• _OBJECTIVE_
How many lines hold the string "this"? Give only the number.

• _DATA SUPPLIED_
**********

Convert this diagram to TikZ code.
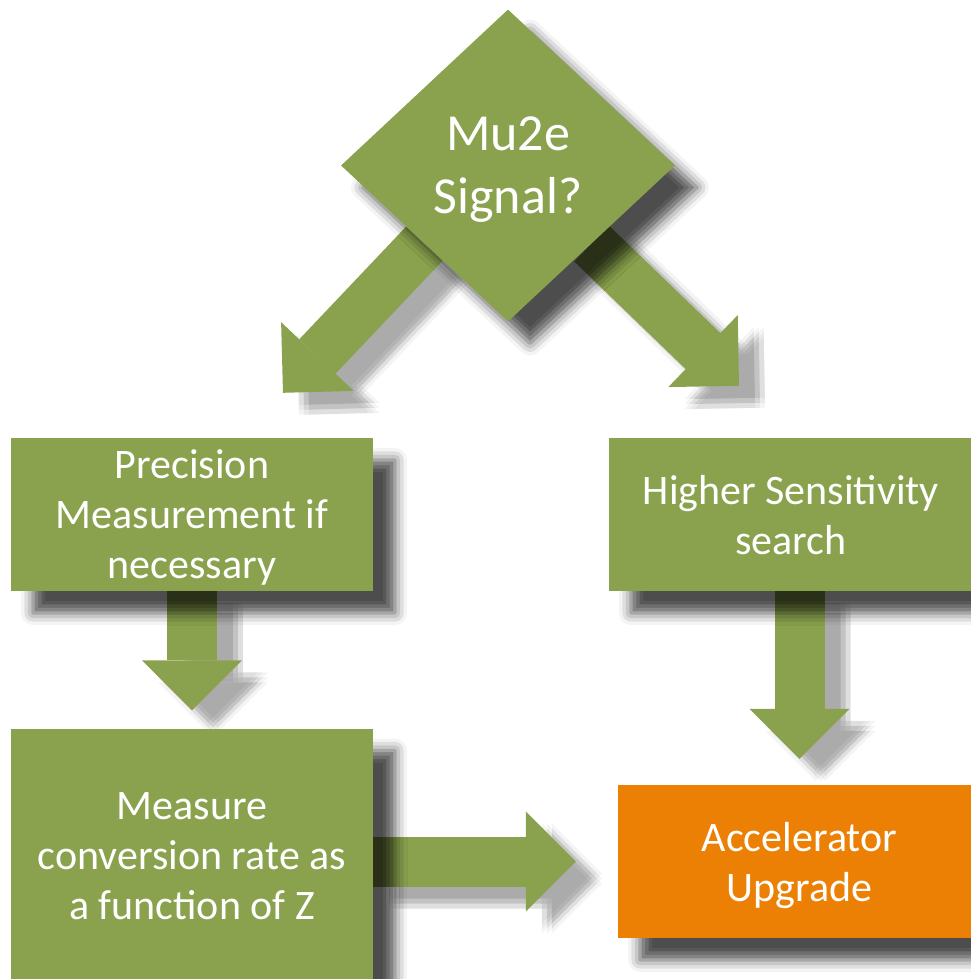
\documentclass[tikz,border=0pt]{standalone}
\usepackage{fontspec}
\setmainfont{Carlito}
\usetikzlibrary{arrows.meta,positioning,shapes.geometric,shadows,shadows.blur}
\definecolor{mugreen}{RGB}{138,162,78}
\definecolor{muorange}{RGB}{236,128,5}
\pgfdeclarelayer{back}
\pgfsetlayers{back,main}
\tikzset{
	x=1pt, y=-1pt,
	on grid,
	every node/.style={text=white, align=center, inner sep=0pt, text depth=0pt},
	softshadow/.style={blur shadow={shadow xshift=22pt, shadow yshift=-22pt,
		shadow blur radius=12pt, shadow opacity=70}},
	question/.style={diamond, aspect=1.07, fill=mugreen, minimum width=334pt,
		minimum height=312pt, font=\fontsize{52}{63}\selectfont, softshadow},
	stepbox/.style={rectangle, fill=mugreen, minimum width=362pt,
		minimum height=153pt, font=\fontsize{42}{50}\selectfont, softshadow},
	goal/.style={stepbox, fill=muorange},
	flow/.style={line width=50pt, draw=mugreen,
		-{Triangle[length=50pt, width=100pt, line width=0pt]}}, % block arrow
	flowshadow/.style={flow, draw=black},
}
\begin{document}
\begin{tikzpicture}
	\useasboundingbox (0,0) rectangle (970,979);

	\node[question] (sig) at (508,165.5) {Mu2e\\Signal?};
	\node[stepbox] (pm) at (192,514.5) {Precision\\Measurement if\\necessary};
	\node[stepbox, minimum width=364pt, right=599pt of pm] (hs) {Higher Sensitivity\\search};
	\node[stepbox, minimum height=255pt, below=341.5pt of pm] (mc) {Measure\\conversion rate as\\a function of Z};
	\node[goal, minimum width=363pt] (au) at (799.5,861.5) {Accelerator\\Upgrade};

	% arrow tips
	\coordinate (lt) at ([xshift=91pt,yshift=45pt]pm.north);
	\coordinate (rt) at ([xshift=-52pt,yshift=52pt]hs.north);
	\coordinate (pt) at ([yshift=18pt]mc.north);
	\coordinate (ht) at ([yshift=26pt]au.north);
	\coordinate (mt) at ([xshift=-42pt]au.west);

	\begin{pgfonlayer}{back}
		% soft shadows: several faint copies
		\foreach \dx in {16,21,26}{
		\foreach \dy in {-12,-17,-22}{
		\begin{scope}[transform canvas={shift={(\dx pt,\dy pt)}}]
			\begin{scope}[transparency group, opacity=.045]
				\foreach \from/\to in {sig.south west/lt, sig.south east/rt, pm.south/pt,
					hs.south -| au.north/ht, mc.east |- au.west/mt}
					\draw[flowshadow] (\from) -- (\to);
			\end{scope}
		\end{scope}
		}}
		\foreach \from/\to in {sig.south west/lt, sig.south east/rt, pm.south/pt,
			hs.south -| au.north/ht, mc.east |- au.west/mt}
			\draw[flow] (\from) -- (\to);
	\end{pgfonlayer}
\end{tikzpicture}
\end{document}
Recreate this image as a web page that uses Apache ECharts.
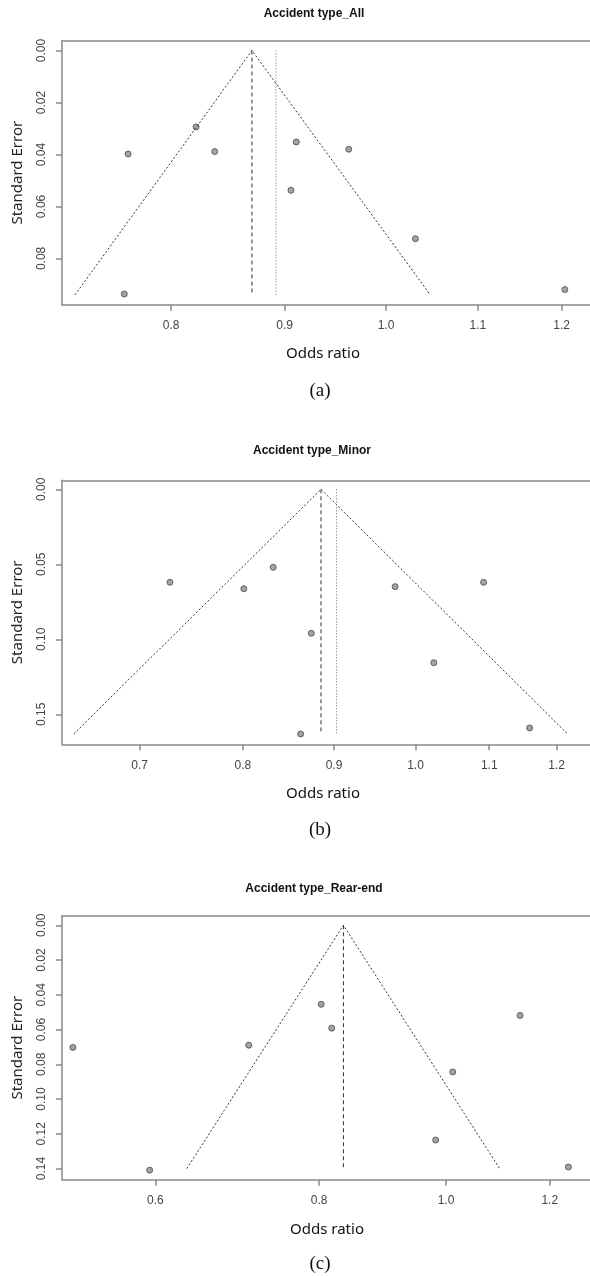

**********

• _TASK OUTPUT_
2